_Given task_
Answer with a single number, the count of lines holding the word "this".
§
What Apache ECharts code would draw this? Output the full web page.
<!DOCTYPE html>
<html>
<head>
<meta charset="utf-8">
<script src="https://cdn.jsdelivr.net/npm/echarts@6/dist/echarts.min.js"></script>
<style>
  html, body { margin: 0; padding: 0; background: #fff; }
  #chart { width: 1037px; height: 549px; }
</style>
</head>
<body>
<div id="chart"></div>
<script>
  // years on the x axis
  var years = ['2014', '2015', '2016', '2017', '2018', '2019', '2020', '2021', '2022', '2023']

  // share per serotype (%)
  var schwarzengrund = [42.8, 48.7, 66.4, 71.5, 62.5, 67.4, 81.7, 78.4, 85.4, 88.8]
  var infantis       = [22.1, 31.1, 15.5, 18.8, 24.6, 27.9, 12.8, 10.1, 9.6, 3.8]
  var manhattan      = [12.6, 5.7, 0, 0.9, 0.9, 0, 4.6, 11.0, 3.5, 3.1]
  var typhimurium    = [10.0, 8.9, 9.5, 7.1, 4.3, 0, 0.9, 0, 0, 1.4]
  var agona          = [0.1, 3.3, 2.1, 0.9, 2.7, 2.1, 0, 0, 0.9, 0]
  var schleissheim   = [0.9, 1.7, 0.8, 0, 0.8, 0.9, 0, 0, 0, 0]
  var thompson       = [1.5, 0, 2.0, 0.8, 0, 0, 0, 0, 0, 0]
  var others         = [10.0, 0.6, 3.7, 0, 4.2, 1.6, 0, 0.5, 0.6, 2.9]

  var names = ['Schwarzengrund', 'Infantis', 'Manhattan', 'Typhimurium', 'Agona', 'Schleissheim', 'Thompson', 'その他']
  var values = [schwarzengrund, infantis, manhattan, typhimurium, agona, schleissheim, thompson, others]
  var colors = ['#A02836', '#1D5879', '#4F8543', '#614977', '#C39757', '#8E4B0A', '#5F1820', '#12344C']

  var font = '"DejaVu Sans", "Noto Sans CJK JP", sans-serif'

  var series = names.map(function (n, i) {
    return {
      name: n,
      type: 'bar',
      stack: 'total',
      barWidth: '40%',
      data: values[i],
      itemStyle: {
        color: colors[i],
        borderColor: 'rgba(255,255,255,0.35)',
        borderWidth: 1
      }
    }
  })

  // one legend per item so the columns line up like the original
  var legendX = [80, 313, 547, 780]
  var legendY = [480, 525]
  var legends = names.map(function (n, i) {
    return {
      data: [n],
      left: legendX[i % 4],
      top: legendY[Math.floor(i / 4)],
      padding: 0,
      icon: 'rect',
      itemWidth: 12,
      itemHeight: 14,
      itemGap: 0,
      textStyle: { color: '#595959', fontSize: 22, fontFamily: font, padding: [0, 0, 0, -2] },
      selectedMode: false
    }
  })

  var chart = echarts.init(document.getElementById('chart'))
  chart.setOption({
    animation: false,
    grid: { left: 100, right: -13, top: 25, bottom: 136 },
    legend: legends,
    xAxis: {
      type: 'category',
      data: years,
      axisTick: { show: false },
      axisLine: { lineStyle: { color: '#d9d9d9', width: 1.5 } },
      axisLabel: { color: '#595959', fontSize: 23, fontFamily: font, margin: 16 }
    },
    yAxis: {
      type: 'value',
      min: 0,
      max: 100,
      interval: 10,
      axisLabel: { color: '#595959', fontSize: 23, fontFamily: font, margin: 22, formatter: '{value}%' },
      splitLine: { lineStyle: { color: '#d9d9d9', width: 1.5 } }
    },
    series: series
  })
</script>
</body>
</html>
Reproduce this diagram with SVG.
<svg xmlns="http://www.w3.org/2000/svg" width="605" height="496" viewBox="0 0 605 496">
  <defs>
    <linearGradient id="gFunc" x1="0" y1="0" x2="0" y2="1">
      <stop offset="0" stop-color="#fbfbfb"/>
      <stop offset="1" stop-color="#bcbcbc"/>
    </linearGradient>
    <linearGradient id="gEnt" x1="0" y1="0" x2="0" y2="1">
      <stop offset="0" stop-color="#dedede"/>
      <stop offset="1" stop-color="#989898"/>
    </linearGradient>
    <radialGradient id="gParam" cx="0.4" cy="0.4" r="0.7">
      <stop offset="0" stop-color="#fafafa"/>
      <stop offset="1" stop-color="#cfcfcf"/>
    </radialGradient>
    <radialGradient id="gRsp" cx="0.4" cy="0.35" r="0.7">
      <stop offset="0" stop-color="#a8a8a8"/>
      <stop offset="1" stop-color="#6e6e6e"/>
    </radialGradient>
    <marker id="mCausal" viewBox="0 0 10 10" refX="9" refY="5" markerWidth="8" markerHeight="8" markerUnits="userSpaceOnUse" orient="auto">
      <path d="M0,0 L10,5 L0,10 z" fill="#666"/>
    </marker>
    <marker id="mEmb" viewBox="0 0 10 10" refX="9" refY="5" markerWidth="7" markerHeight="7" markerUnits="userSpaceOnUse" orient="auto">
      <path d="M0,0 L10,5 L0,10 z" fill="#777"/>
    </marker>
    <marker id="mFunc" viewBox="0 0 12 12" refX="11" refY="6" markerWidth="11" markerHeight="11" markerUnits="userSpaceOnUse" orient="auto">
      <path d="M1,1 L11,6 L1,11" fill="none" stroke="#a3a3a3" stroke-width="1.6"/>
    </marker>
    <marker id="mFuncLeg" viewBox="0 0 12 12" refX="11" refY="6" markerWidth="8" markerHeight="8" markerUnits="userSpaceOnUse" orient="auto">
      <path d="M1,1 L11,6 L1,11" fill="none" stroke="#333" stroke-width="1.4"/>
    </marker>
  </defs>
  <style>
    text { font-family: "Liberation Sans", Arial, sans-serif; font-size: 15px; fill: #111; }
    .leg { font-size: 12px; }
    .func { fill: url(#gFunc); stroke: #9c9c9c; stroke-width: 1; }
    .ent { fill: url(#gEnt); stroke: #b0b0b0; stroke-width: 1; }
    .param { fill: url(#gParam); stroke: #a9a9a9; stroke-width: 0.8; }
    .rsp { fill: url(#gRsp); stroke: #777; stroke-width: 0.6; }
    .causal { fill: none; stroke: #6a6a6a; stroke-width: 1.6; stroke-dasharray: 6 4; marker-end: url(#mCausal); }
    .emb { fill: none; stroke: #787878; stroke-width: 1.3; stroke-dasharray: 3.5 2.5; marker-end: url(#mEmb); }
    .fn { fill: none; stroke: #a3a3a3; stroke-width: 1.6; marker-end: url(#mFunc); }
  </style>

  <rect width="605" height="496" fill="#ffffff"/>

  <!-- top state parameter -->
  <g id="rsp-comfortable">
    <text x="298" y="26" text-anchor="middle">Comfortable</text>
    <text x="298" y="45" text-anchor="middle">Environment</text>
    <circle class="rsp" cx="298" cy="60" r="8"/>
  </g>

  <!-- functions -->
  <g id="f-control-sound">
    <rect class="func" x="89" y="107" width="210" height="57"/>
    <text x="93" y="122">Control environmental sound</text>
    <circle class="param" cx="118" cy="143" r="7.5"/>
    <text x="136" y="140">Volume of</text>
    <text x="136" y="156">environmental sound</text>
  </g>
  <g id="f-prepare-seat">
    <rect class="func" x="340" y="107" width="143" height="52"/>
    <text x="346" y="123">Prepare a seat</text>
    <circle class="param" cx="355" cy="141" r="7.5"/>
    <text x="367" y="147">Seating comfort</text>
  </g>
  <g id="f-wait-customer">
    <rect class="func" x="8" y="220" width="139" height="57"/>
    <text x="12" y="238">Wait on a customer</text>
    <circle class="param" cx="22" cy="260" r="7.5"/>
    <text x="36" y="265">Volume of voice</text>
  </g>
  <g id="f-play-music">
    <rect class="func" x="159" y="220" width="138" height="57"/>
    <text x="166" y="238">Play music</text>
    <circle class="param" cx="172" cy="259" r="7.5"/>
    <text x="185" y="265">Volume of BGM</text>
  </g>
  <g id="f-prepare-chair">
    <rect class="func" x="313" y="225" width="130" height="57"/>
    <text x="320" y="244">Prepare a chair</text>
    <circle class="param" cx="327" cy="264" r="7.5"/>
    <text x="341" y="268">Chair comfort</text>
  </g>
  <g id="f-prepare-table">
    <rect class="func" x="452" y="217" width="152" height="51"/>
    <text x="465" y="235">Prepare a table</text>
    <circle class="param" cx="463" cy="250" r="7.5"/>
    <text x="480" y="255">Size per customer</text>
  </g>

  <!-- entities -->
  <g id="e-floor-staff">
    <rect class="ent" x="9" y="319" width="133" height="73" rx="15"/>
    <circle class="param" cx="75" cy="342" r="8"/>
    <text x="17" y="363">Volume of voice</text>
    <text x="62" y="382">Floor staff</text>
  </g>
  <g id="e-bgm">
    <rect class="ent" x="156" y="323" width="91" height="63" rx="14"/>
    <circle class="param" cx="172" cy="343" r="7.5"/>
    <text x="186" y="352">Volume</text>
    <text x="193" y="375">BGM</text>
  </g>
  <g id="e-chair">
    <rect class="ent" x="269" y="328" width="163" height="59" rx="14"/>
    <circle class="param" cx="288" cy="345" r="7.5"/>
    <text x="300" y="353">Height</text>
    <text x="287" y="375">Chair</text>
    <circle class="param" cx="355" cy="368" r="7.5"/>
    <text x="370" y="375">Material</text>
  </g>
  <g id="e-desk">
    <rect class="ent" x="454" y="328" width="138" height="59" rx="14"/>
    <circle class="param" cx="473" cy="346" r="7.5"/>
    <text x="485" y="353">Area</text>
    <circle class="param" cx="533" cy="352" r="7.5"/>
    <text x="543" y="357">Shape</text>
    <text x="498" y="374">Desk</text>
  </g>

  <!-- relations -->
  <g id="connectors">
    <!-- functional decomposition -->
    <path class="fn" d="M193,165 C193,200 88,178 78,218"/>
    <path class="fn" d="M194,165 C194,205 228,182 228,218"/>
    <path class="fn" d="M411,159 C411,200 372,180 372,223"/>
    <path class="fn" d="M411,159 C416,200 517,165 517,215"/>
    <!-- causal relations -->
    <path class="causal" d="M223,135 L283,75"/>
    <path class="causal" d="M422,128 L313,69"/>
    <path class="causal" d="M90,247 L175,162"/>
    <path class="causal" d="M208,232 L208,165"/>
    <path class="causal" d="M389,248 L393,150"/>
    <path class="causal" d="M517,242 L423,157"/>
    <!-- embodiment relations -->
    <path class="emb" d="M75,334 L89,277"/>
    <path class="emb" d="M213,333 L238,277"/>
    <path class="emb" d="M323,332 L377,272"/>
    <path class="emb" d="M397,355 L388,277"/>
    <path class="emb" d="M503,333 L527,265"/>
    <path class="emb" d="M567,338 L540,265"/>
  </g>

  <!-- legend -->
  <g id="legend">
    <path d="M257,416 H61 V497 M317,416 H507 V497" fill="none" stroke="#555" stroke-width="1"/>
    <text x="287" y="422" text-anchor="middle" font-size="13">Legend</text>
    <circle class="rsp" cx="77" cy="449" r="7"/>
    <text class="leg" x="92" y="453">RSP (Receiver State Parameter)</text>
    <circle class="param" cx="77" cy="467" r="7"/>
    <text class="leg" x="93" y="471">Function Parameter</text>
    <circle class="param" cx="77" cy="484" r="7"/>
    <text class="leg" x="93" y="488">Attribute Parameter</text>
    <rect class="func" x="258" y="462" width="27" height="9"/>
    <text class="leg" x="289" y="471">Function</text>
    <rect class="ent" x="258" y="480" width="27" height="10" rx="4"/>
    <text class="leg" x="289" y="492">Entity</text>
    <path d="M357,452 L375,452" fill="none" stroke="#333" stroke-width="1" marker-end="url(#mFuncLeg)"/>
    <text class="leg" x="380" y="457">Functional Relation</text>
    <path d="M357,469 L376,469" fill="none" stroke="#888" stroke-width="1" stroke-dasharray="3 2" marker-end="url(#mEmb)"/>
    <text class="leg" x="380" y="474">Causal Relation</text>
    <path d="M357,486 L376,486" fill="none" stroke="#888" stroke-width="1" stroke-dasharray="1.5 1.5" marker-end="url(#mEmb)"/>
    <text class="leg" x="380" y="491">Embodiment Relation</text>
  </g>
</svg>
§
_Response below_
2